**REQUIREMENT**.
Begin the copy with the line that contains "Emit a LaTeX" and end it with the line that contains "(0,0) rectangle (1177,787);". Print these lines exactly and omit all pictures.

Start of RECORDED DATA

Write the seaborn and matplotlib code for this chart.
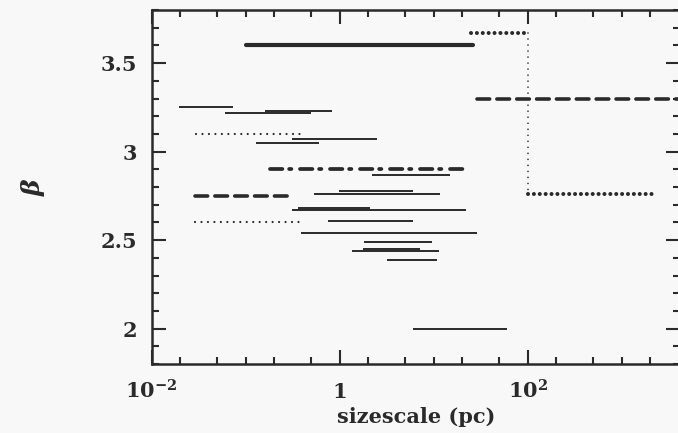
import matplotlib
matplotlib.use("Agg")
import matplotlib.pyplot as plt
from matplotlib.ticker import FixedLocator, FixedFormatter, MultipleLocator, NullFormatter
import seaborn as sns

# Thin solid segments: sizescale range (pc) and beta
thin_lo = [0.0195, 0.060, 0.16, 0.31, 0.13, 2.2, 0.98, 0.53, 0.31, 0.36, 0.75, 0.39, 1.8, 1.34, 1.76, 3.2, 6.1]
thin_hi = [0.073, 0.50, 0.84, 2.5, 0.61, 14.8, 6.0, 11.6, 22, 2.1, 6.1, 29, 9.5, 11.3, 7.1, 10.8, 61]
thin_beta = [3.25, 3.22, 3.23, 3.07, 3.05, 2.87, 2.78, 2.76, 2.67, 2.68, 2.61, 2.54, 2.49, 2.44, 2.45, 2.39, 2.00]

# Thin dotted segments
dotted_lo = [0.030, 0.029]
dotted_hi = [0.40, 0.40]
dotted_beta = [3.10, 2.60]

# Heavy solid segment
thick_lo = [0.1]
thick_hi = [26]
thick_beta = [3.6]

# Heavy dashed segments
dashed_lo = [0.029, 29]
dashed_hi = [0.28, 4200]
dashed_beta = [2.75, 3.30]

# Heavy dash-dot segment
dashdot_lo = [0.18]
dashdot_hi = [23]
dashdot_beta = [2.90]

# Heavy dotted step (break near 100 pc)
step_x = [25, 100, 100, 2100]
step_beta = [3.67, 3.67, 2.76, 2.76]

# Axis ticks
x_major = [0.01, 1, 100]
x_major_labels = [r"10$^{-2}$", "1", r"10$^{2}$"]
x_minor = [0.02, 0.05, 0.1, 0.2, 0.5, 2, 5, 10, 20, 50, 200, 500, 1000, 2000]
y_major = [2, 2.5, 3, 3.5]
y_major_labels = ["2", "2.5", "3", "3.5"]

INK = "#2a2a2a"
BG = "#f8f8f8"

sns.set_style("ticks")
plt.rcParams["font.family"] = ["DejaVu Serif"]
plt.rcParams["font.weight"] = "bold"
plt.rcParams["mathtext.fontset"] = "custom"
plt.rcParams["mathtext.rm"] = "DejaVu Serif:bold"
plt.rcParams["mathtext.it"] = "DejaVu Serif:italic:bold"
plt.rcParams["mathtext.bf"] = "DejaVu Serif:bold"
plt.rcParams["mathtext.default"] = "rm"

fig = plt.figure(figsize=(6.78, 4.33), dpi=100, facecolor=BG)
ax = fig.add_axes([151.5 / 678, 69 / 433, 528.5 / 678, 354 / 433])
ax.set_facecolor(BG)
ax.set_xscale("log")
ax.set_xlim(0.01, 10 ** 3.62)
ax.set_ylim(1.8, 3.8)


def segment(x0, x1, b, **kw):
    sns.lineplot(x=[x0, x1], y=[b, b], ax=ax, estimator=None, sort=False,
                 color=INK, **kw)


for lo, hi, b in zip(thin_lo, thin_hi, thin_beta):
    segment(lo, hi, b, linewidth=1.4, solid_capstyle="butt")

for lo, hi, b in zip(dotted_lo, dotted_hi, dotted_beta):
    segment(lo, hi, b, linewidth=1.6, linestyle=(0, (0.01, 2.9)),
            dash_capstyle="round")

for lo, hi, b in zip(thick_lo, thick_hi, thick_beta):
    segment(lo, hi, b, linewidth=3.0, solid_capstyle="round")

for lo, hi, b in zip(dashed_lo, dashed_hi, dashed_beta):
    segment(lo, hi, b, linewidth=2.6, linestyle=(0, (3.5, 2.0)),
            dash_capstyle="round")

for lo, hi, b in zip(dashdot_lo, dashdot_hi, dashdot_beta):
    segment(lo, hi, b, linewidth=2.7, linestyle=(0, (3.3, 1.8, 0.6, 2.3)),
            dash_capstyle="round")

# step: heavy dotted horizontal legs joined by a light dotted riser
for i in (0, 2):
    sns.lineplot(x=step_x[i:i + 2], y=step_beta[i:i + 2], ax=ax, estimator=None,
                 sort=False, color=INK, linewidth=2.9,
                 linestyle=(0, (0.01, 1.45)), dash_capstyle="round")
sns.lineplot(x=step_x[1:3], y=step_beta[1:3], ax=ax, estimator=None, sort=False,
             color=INK, linewidth=1.2, linestyle=(0, (0.01, 3.6)),
             dash_capstyle="round")

# ticks
ax.xaxis.set_major_locator(FixedLocator(x_major))
ax.xaxis.set_major_formatter(FixedFormatter(x_major_labels))
ax.xaxis.set_minor_locator(FixedLocator(x_minor))
ax.xaxis.set_minor_formatter(NullFormatter())
ax.yaxis.set_major_locator(FixedLocator(y_major))
ax.yaxis.set_major_formatter(FixedFormatter(y_major_labels))
ax.yaxis.set_minor_locator(MultipleLocator(0.1))
ax.yaxis.set_minor_formatter(NullFormatter())

ax.tick_params(which="both", direction="in", top=True, right=True,
               color=INK, width=1.5, labelcolor=INK, labelsize=15)
ax.tick_params(which="major", length=10)
ax.tick_params(which="minor", length=5)
ax.tick_params(axis="x", which="major", pad=24.5)
ax.tick_params(axis="y", which="major", pad=10.4)
for lab in ax.get_xticklabels():
    lab.set_verticalalignment("baseline")

for sp in ax.spines.values():
    sp.set_color(INK)
    sp.set_linewidth(1.8)

ax.set_xlabel("sizescale (pc)", fontsize=15, color=INK, fontweight="bold")
ax.set_ylabel(r"$\mathit{\beta}$", fontsize=18, color=INK)
ax.xaxis.set_label_coords(0.5, -0.121)
ax.yaxis.set_label_coords(-0.224, 0.5)
ax.xaxis.label.set_verticalalignment("top")
ax.yaxis.label.set_verticalalignment("center")

fig.savefig("out.png", dpi=100, facecolor=BG)
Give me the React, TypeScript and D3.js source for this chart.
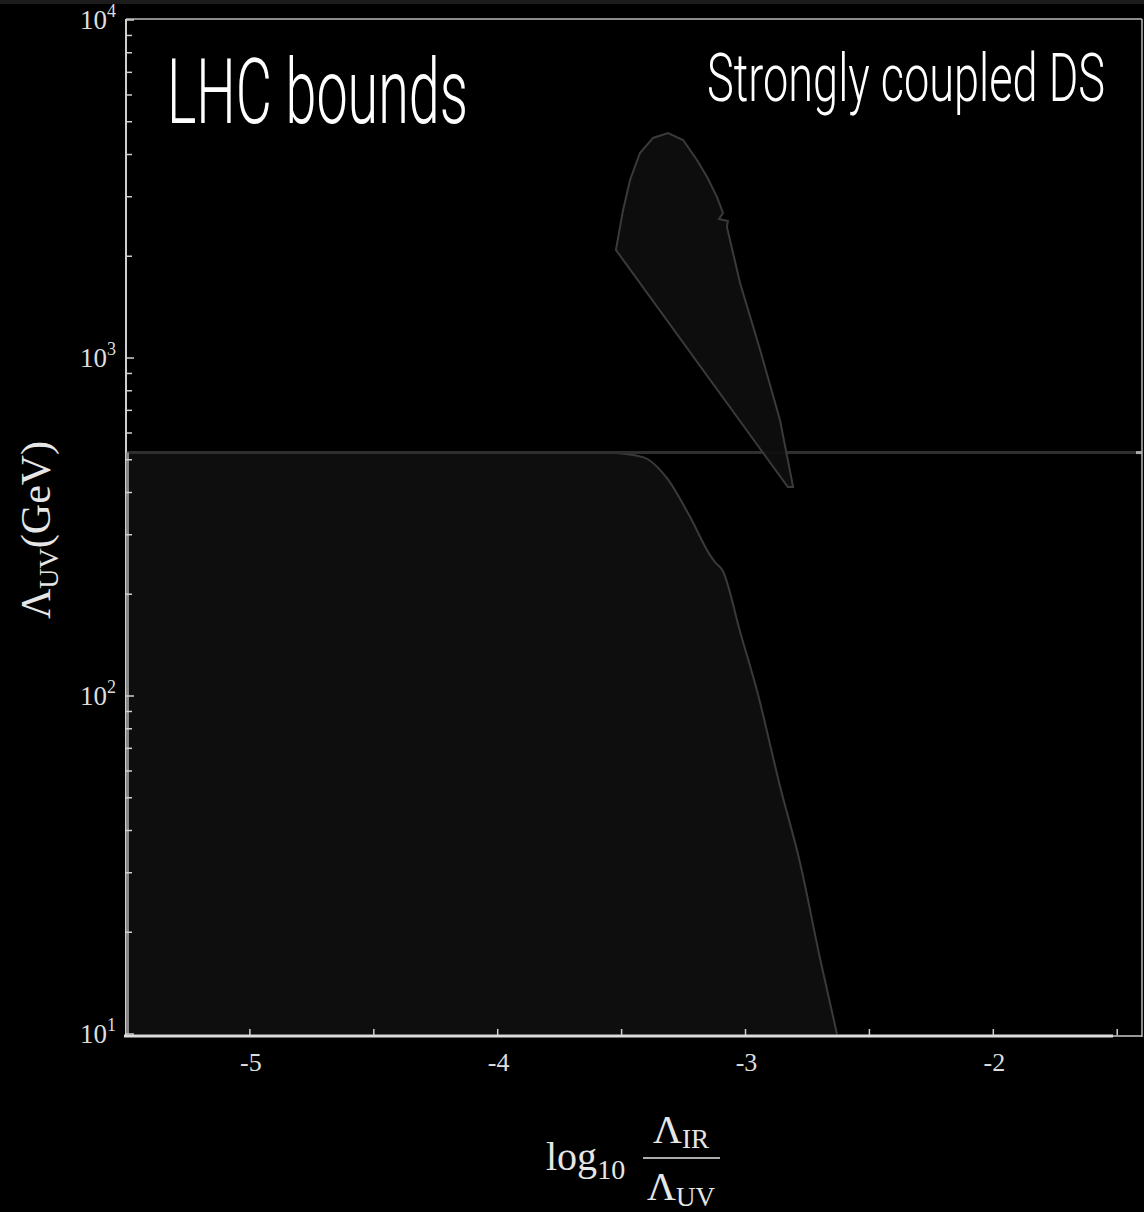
import React, { useEffect, useRef } from "react";
import * as d3 from "d3";

// axis settings
const xDomain = [-5.5, -1.4];
const yDomain = [10, 10000];
const xTickLabels = [-5, -4, -3, -2];
const xTicksAll = [-5, -4.5, -4, -3.5, -3, -2.5, -2, -1.5];
const yDecades = [1, 2, 3, 4];
const yMinor = [20, 30, 40, 50, 60, 70, 80, 90, 200, 300, 400, 500, 600, 700, 800, 900, 2000, 3000, 4000, 5000, 6000, 7000, 8000, 9000];

// LHC excluded region (upper edge), x = log10(IR/UV), y = Lambda_UV in GeV
const lhcX = [-5.5, -3.7, -3.55, -3.414, -3.317, -3.224, -3.143, -3.123, -3.091, -3.022, -2.954, -2.861, -2.78, -2.699, -2.631];
const lhcY = [527, 527, 524, 509, 441, 339, 261, 249, 234, 155, 104, 54.2, 32.1, 16.7, 10];

// strongly coupled DS region (closed outline)
const dropX = [-3.523, -3.494, -3.466, -3.426, -3.373, -3.313, -3.252, -3.196, -3.155, -3.115, -3.091, -3.107, -3.071, -3.075, -3.022, -2.941, -2.861, -2.808, -2.829];
const dropY = [2088, 2742, 3363, 4042, 4477, 4632, 4416, 3853, 3433, 2994, 2685, 2578, 2543, 2443, 1667, 1056, 656, 415, 415];

// horizontal LHC line
const hLine = 525;

const W = 1144, H = 1212;

const App = () => {
  const ref = useRef<SVGSVGElement>(null);

  useEffect(() => {
    const svg = d3.select(ref.current);
    svg.selectAll("*").remove();

    const x = d3.scaleLinear().domain(xDomain).range([126, 1142]);
    const y = d3.scaleLog().domain(yDomain).range([1034, 20]);

    svg.append("rect").attr("width", W).attr("height", H).attr("fill", "#000");
    svg.append("rect").attr("width", W).attr("height", 4).attr("fill", "#1c1c1c");

    // LHC region
    const lhc = lhcX.map((v, i) => [v, lhcY[i]]);
    const area = d3.area<number[]>()
      .x(d => x(d[0])).y0(y(10)).y1(d => y(d[1]))
      .curve(d3.curveMonotoneX);
    svg.append("path").attr("d", area(lhc)).attr("fill", "#0e0e0e");
    const edge = d3.line<number[]>().x(d => x(d[0])).y(d => y(d[1])).curve(d3.curveMonotoneX);
    svg.append("path").attr("d", edge(lhc)).attr("fill", "none")
      .attr("stroke", "#3a3a3a").attr("stroke-width", 2);

    // horizontal line
    svg.append("line")
      .attr("x1", x(xDomain[0])).attr("x2", x(xDomain[1]))
      .attr("y1", y(hLine)).attr("y2", y(hLine))
      .attr("stroke", "#2f2f2f").attr("stroke-width", 3);
    svg.append("line")
      .attr("x1", x(xDomain[1]) - 6).attr("x2", x(xDomain[1]))
      .attr("y1", y(hLine)).attr("y2", y(hLine))
      .attr("stroke", "#aaa").attr("stroke-width", 3);

    // teardrop region
    const drop = dropX.map((v, i) => [v, dropY[i]]);
    const closed = d3.line<number[]>().x(d => x(d[0])).y(d => y(d[1])).curve(d3.curveLinearClosed);
    svg.append("path").attr("d", closed(drop))
      .attr("fill", "#0e0e0e").attr("fill-opacity", 0.9)
      .attr("stroke", "#3a3a3a").attr("stroke-width", 2);

    // frame
    const axisCol = "#cfcfcf";
    svg.append("line").attr("x1", 126).attr("x2", 1142).attr("y1", 19).attr("y2", 19)
      .attr("stroke", "#bbb").attr("stroke-width", 1.5);
    svg.append("line").attr("x1", 1142).attr("x2", 1142).attr("y1", 19).attr("y2", 1037)
      .attr("stroke", "#bbb").attr("stroke-width", 1.5);
    svg.append("line").attr("x1", 126).attr("x2", 126).attr("y1", 19).attr("y2", 1037)
      .attr("stroke", axisCol).attr("stroke-width", 2);
    svg.append("line").attr("x1", 127.5).attr("x2", 127.5).attr("y1", y(hLine)).attr("y2", 1034)
      .attr("stroke", "#8a8a8a").attr("stroke-width", 3);
    svg.append("line").attr("x1", 124).attr("x2", 1113).attr("y1", 1036).attr("y2", 1036)
      .attr("stroke", "#ddd").attr("stroke-width", 3);
    svg.append("line").attr("x1", 1113).attr("x2", 1142).attr("y1", 1036).attr("y2", 1036)
      .attr("stroke", "#ccc").attr("stroke-width", 1.5);

    const serif = "'Liberation Serif', 'DejaVu Serif', serif";

    // y ticks
    const yt = svg.append("g");
    yDecades.forEach(p => {
      const v = Math.pow(10, p);
      yt.append("line").attr("x1", 126).attr("x2", 134).attr("y1", y(v)).attr("y2", y(v))
        .attr("stroke", axisCol).attr("stroke-width", 1.5);
      const t = yt.append("text").attr("x", 116).attr("y", y(v) + 9)
        .attr("text-anchor", "end").attr("fill", "#ddd")
        .attr("font-family", serif).attr("font-size", 27);
      t.append("tspan").text("10");
      t.append("tspan").attr("dy", -12).attr("font-size", 18).text(String(p));
    });
    yMinor.forEach(v => {
      yt.append("line").attr("x1", 126).attr("x2", 132).attr("y1", y(v)).attr("y2", y(v))
        .attr("stroke", axisCol).attr("stroke-width", 1.5);
    });

    // x ticks
    const xt = svg.append("g");
    xTicksAll.forEach(v => {
      xt.append("line").attr("x1", x(v)).attr("x2", x(v)).attr("y1", 1035).attr("y2", 1029)
        .attr("stroke", axisCol).attr("stroke-width", 1.5);
    });
    xTickLabels.forEach(v => {
      xt.append("text").attr("x", x(v) + 1).attr("y", 1071).attr("text-anchor", "middle")
        .attr("fill", "#ddd").attr("font-family", serif)
        .attr("font-size", 26).text(String(v));
    });

    // y axis label
    const yl = svg.append("text").attr("transform", "translate(50,530) rotate(-90)")
      .attr("text-anchor", "middle").attr("fill", "#e6e6e6")
      .attr("font-family", serif).attr("font-size", 42);
    yl.append("tspan").text("\u039B");
    yl.append("tspan").attr("font-size", 28).attr("dy", 8).text("UV");
    yl.append("tspan").attr("dy", -8).text("(GeV)");

    // x axis label
    const lab = svg.append("g").attr("fill", "#e6e6e6").attr("font-family", serif);
    const lg = lab.append("text").attr("x", 546).attr("y", 1170).attr("font-size", 40);
    lg.append("tspan").text("log");
    lg.append("tspan").attr("font-size", 28).attr("dy", 9).text("10");
    const num = lab.append("text").attr("x", 681).attr("y", 1143).attr("text-anchor", "middle").attr("font-size", 40);
    num.append("tspan").text("\u039B");
    num.append("tspan").attr("font-size", 27).attr("dy", 5).text("IR");
    lab.append("line").attr("x1", 643).attr("x2", 720).attr("y1", 1158).attr("y2", 1158)
      .attr("stroke", "#e6e6e6").attr("stroke-width", 1.5);
    const den = lab.append("text").attr("x", 681).attr("y", 1200).attr("text-anchor", "middle").attr("font-size", 40);
    den.append("tspan").text("\u039B");
    den.append("tspan").attr("font-size", 27).attr("dy", 6).text("UV");

    // titles, squeezed horizontally to the narrow look of the original
    const tf = "Roboto, 'DejaVu Sans Condensed', sans-serif";
    const title = (label: string, tx: number, ty: number, size: number, width: number) => {
      const t = svg.append("text").attr("x", 0).attr("y", 0).attr("fill", "#fff")
        .attr("font-family", tf).attr("font-weight", 300).attr("font-size", size).text(label);
      const node = t.node() as SVGTextElement;
      const len = node.getComputedTextLength() || width;
      t.attr("transform", `translate(${tx},${ty}) scale(${width / len},1)`);
    };
    title("LHC bounds", 167, 123, 91, 301);
    title("Strongly coupled DS", 707, 101, 67, 398);
  }, []);

  return (
    <svg ref={ref} width={W} height={H}
      style={{ position: "absolute", left: 0, top: 0, display: "block", background: "#000" }} />
  );
};

export default App;
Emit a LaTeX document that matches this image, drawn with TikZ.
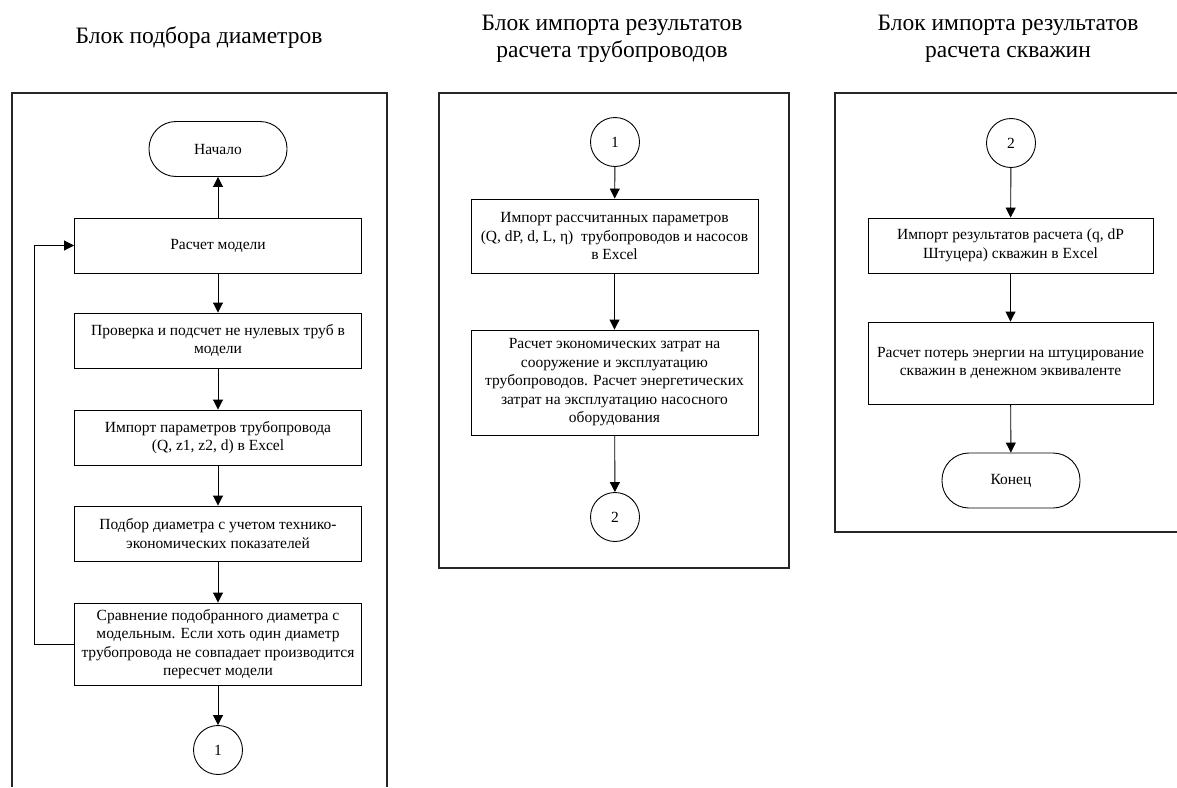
\documentclass[tikz,border=0pt]{standalone}
\usepackage{fontspec}
\setmainfont{Liberation Serif}
\usetikzlibrary{positioning, arrows.meta, shapes.geometric}

\begin{document}
\begin{tikzpicture}[x=1pt, y=-1pt,
    every node/.style={font=\fontsize{15.5}{18.5}\selectfont},
    procbox/.style={draw, line width=0.9pt, rectangle, align=center, minimum width=287pt, inner sep=2pt},
    termbox/.style={draw, line width=0.9pt, rectangle, rounded corners=27pt, minimum width=138pt, minimum height=55pt},
    joint/.style={draw, line width=0.9pt, circle, minimum size=49pt, inner sep=0pt},
    blocktitle/.style={align=center, font=\fontsize{23.5}{27}\selectfont},
    frame/.style={line width=1.8pt, black!85},
    flow/.style={-{Triangle[length=10pt, width=10pt]}, line width=0.9pt}]

        % Fix the page size
        \useasboundingbox (0,0) rectangle (1177,787);

        % Define coordinates for the frame corners
        \coordinate (LT1) at (12,93);   % left block, top-left
        \coordinate (LT2) at (387,93);  % left block, top-right
        \coordinate (MT1) at (439,93);  % middle block, top-left
        \coordinate (MB2) at (789,568); % middle block, bottom-right
        \coordinate (RT1) at (835,93);  % right block, top-left
        \coordinate (RB1) at (835,532); % right block, bottom-left

        % --- Block titles ---
        \node[blocktitle] (title1) at (199,38) {Блок подбора диаметров};
        \node[blocktitle] (title2) at (612,39) {Блок импорта результатов\\расчета трубопроводов};
        \node[blocktitle] (title3) at (1008,39) {Блок импорта результатов\\расчета скважин};

        % --- Frames (left one runs off the bottom, right one off the right side) ---
        \draw[frame] (12,787) -- (LT1) -- (LT2) -- (387,787);
        \draw[frame] (MT1) rectangle (MB2);
        \draw[frame] (1177,93) -- (RT1) -- (RB1) -- (1177,532);

        % --- Left block: diameter selection ---
        \node[termbox] (start) at (218,149) {Начало};
        \node[procbox, minimum height=55pt] (model) at (218,245.5) {Расчет модели};
        \node[procbox, minimum height=55pt] (check) at (218,340.5) {Проверка и подсчет не нулевых труб в\\модели};
        \node[procbox, minimum height=55pt] (pipeimp) at (218,437.5) {Импорт параметров трубопровода\\(Q, z1, z2, d) в Excel};
        \node[procbox, minimum height=55pt] (select) at (218,533.5) {Подбор диаметра с учетом технико-\\экономических показателей};
        \node[procbox, minimum height=82pt] (compare) at (218,644) {Сравнение подобранного диаметра с\\модельным. Если хоть один диаметр\\трубопровода не совпадает производится\\пересчет модели};
        \node[joint] (joinA) at (218,750) {1};

        \draw[flow] (model) -- (start);
        \draw[flow] (model) -- (check);
        \draw[flow] (check) -- (pipeimp);
        \draw[flow] (pipeimp) -- (select);
        \draw[flow] (select) -- (compare);
        \draw[flow] (compare) -- (joinA);
        % loop back when a diameter differs
        \draw[flow] (compare.west) -- ++(-40,0) |- (model.west);

        % --- Middle block: pipeline results ---
        \node[joint] (joinB) at (615,142) {1};
        \node[procbox, minimum height=74pt] (resimp) at (614.5,236) {Импорт рассчитанных параметров\\ (Q, dP, d, L, η)\ \ трубопроводов и насосов\\в Excel};
        \node[procbox, minimum height=105pt] (costs) at (614.5,382.5) {Расчет экономических затрат на\\сооружение и эксплуатацию\\трубопроводов. Расчет энергетических\\затрат на эксплуатацию насосного\\оборудования};
        \node[joint] (joinC) at (615,517) {2};

        \draw[flow] (joinB) -- (resimp);
        \draw[flow] (resimp) -- (costs);
        \draw[flow] (costs) -- (joinC);

        % --- Right block: well results ---
        \node[joint] (joinD) at (1011,143) {2};
        \node[procbox, minimum width=285pt, minimum height=55pt] (wellimp) at (1010.5,245.5) {Импорт результатов расчета (q, dP\\Штуцера) скважин в Excel};
        \node[procbox, minimum width=285pt, minimum height=82pt] (loss) at (1010.5,363) {Расчет потерь энергии на штуцирование\\скважин в денежном эквиваленте};
        \node[termbox] (finish) at (1011,480.5) {Конец};

        \draw[flow] (joinD) -- (wellimp);
        \draw[flow] (wellimp) -- (loss);
        \draw[flow] (loss) -- (finish);

    \end{tikzpicture}
\end{document}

End of RECORDED DATA

**OUTPUT**.
Emit a LaTeX document that matches this image, drawn with TikZ.
\documentclass[tikz,border=0pt]{standalone}
\usepackage{fontspec}
\setmainfont{Liberation Serif}
\usetikzlibrary{positioning, arrows.meta, shapes.geometric}

\begin{document}
\begin{tikzpicture}[x=1pt, y=-1pt,
    every node/.style={font=\fontsize{15.5}{18.5}\selectfont},
    procbox/.style={draw, line width=0.9pt, rectangle, align=center, minimum width=287pt, inner sep=2pt},
    termbox/.style={draw, line width=0.9pt, rectangle, rounded corners=27pt, minimum width=138pt, minimum height=55pt},
    joint/.style={draw, line width=0.9pt, circle, minimum size=49pt, inner sep=0pt},
    blocktitle/.style={align=center, font=\fontsize{23.5}{27}\selectfont},
    frame/.style={line width=1.8pt, black!85},
    flow/.style={-{Triangle[length=10pt, width=10pt]}, line width=0.9pt}]

        % Fix the page size
        \useasboundingbox (0,0) rectangle (1177,787);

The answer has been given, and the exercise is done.